### OBJECTIVE
Output, word for word, every line from the start of the listing down to and including the line that contains "from bokeh.resources import INLINE"; include nothing else.
───── GIVEN MATERIAL ─────
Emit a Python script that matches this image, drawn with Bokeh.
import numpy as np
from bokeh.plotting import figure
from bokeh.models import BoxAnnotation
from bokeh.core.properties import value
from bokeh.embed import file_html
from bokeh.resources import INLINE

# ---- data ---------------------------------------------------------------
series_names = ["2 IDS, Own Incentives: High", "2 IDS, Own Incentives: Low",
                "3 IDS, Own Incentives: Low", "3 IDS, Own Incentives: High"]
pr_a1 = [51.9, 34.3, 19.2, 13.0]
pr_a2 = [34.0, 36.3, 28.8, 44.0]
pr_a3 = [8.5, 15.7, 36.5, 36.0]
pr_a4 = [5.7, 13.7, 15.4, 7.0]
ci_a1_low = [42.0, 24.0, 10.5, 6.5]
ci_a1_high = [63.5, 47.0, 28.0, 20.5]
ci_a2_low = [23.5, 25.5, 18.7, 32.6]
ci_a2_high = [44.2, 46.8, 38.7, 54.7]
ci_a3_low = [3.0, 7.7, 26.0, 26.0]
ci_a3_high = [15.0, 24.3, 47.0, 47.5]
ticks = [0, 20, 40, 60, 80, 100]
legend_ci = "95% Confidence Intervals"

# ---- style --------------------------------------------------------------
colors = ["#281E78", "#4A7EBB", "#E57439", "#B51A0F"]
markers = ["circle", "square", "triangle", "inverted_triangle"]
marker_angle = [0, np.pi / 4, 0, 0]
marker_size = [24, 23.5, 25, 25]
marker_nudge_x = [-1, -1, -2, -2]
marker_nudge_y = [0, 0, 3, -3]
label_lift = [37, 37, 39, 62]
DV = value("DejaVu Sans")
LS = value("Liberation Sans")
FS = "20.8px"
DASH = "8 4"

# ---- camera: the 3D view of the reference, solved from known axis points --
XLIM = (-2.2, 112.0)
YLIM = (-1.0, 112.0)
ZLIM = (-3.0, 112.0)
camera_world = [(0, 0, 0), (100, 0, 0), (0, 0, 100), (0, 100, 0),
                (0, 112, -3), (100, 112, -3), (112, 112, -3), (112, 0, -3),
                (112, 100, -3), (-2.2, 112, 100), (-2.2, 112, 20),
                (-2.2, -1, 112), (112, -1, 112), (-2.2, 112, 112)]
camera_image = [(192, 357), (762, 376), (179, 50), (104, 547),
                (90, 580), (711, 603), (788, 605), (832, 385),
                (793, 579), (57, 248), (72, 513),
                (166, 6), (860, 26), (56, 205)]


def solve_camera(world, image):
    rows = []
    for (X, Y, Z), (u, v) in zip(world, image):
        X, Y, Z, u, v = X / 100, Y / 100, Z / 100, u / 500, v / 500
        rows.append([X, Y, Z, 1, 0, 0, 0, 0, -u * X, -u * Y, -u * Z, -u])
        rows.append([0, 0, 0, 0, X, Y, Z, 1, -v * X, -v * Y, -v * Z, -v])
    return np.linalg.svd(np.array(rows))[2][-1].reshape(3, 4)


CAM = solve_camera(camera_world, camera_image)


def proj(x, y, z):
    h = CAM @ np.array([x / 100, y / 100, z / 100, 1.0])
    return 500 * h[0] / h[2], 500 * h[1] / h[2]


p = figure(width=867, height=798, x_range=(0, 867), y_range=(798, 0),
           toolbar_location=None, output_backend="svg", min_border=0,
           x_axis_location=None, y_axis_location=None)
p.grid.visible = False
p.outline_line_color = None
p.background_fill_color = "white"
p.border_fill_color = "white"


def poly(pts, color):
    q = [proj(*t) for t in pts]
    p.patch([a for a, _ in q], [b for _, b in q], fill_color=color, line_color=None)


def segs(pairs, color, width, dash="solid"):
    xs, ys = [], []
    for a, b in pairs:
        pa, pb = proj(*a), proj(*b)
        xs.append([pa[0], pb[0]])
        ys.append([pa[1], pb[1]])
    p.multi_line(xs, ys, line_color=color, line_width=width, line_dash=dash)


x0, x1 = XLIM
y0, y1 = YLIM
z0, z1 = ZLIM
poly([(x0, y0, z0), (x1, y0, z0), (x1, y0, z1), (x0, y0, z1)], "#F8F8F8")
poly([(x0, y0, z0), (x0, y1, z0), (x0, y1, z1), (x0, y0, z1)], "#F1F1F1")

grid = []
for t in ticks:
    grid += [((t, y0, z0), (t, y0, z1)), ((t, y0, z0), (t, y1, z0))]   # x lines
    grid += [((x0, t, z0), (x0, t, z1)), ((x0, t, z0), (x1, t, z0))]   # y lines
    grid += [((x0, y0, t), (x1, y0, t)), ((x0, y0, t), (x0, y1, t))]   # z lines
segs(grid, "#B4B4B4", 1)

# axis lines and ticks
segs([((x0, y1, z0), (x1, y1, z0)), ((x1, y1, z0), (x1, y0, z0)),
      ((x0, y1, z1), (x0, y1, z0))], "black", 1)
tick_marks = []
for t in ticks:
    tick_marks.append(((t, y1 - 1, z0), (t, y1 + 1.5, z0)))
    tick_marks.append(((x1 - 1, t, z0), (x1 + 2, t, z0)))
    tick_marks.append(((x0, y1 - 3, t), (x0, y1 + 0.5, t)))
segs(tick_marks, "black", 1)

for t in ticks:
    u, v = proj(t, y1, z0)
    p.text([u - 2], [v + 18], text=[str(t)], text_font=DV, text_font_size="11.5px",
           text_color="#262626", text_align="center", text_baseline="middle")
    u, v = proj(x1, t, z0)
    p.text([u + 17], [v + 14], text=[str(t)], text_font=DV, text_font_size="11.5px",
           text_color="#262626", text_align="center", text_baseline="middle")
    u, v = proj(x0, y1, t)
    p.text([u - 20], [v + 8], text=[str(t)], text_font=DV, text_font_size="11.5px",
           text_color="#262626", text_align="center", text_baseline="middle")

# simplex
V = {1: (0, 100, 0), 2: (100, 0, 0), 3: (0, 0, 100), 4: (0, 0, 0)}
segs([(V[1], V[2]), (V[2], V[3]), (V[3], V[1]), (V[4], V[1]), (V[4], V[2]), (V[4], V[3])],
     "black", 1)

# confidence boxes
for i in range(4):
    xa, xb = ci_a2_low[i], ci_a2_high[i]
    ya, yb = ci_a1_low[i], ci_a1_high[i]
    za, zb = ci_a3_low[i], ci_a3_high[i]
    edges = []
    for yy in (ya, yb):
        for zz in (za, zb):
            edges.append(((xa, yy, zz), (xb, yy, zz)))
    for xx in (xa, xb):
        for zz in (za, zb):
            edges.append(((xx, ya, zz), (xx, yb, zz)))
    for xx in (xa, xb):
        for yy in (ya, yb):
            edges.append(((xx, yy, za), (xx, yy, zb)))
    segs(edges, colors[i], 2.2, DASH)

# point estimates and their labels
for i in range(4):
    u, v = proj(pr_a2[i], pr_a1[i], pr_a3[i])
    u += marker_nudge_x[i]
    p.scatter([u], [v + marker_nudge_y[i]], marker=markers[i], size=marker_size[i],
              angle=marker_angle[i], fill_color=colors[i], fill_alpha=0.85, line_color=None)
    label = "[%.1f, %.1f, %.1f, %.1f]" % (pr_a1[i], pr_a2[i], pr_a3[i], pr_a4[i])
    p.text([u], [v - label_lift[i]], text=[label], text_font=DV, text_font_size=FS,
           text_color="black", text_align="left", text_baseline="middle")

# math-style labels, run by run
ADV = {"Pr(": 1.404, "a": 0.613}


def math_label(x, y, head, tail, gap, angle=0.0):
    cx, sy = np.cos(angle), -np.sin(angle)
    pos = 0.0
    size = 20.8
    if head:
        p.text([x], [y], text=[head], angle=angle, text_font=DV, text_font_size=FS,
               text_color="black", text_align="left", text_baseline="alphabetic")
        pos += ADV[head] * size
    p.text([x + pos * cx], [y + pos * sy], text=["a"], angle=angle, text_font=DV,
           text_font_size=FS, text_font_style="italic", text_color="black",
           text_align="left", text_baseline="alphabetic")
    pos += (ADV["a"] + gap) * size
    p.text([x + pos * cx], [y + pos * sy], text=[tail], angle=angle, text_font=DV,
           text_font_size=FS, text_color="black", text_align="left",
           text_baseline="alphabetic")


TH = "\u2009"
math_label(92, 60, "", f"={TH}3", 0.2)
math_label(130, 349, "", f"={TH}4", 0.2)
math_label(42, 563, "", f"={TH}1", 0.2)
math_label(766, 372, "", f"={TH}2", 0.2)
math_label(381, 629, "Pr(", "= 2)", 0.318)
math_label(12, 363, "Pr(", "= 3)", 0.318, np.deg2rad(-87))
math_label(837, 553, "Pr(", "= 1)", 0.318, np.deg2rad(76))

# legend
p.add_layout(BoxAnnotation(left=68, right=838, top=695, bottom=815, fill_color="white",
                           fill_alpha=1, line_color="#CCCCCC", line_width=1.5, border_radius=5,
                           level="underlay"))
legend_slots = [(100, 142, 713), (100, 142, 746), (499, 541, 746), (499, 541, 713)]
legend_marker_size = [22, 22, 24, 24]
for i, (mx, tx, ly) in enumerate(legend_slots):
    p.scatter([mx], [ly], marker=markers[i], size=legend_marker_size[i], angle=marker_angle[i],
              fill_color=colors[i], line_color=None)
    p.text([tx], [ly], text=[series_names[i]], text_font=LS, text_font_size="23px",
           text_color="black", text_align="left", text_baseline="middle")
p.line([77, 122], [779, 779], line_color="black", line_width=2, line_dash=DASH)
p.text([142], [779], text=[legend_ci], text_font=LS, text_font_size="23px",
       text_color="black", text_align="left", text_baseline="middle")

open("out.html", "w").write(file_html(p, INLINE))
─────
### ANSWER BELOW
Emit a Python script that matches this image, drawn with Bokeh.
import numpy as np
from bokeh.plotting import figure
from bokeh.models import BoxAnnotation
from bokeh.core.properties import value
from bokeh.embed import file_html
from bokeh.resources import INLINE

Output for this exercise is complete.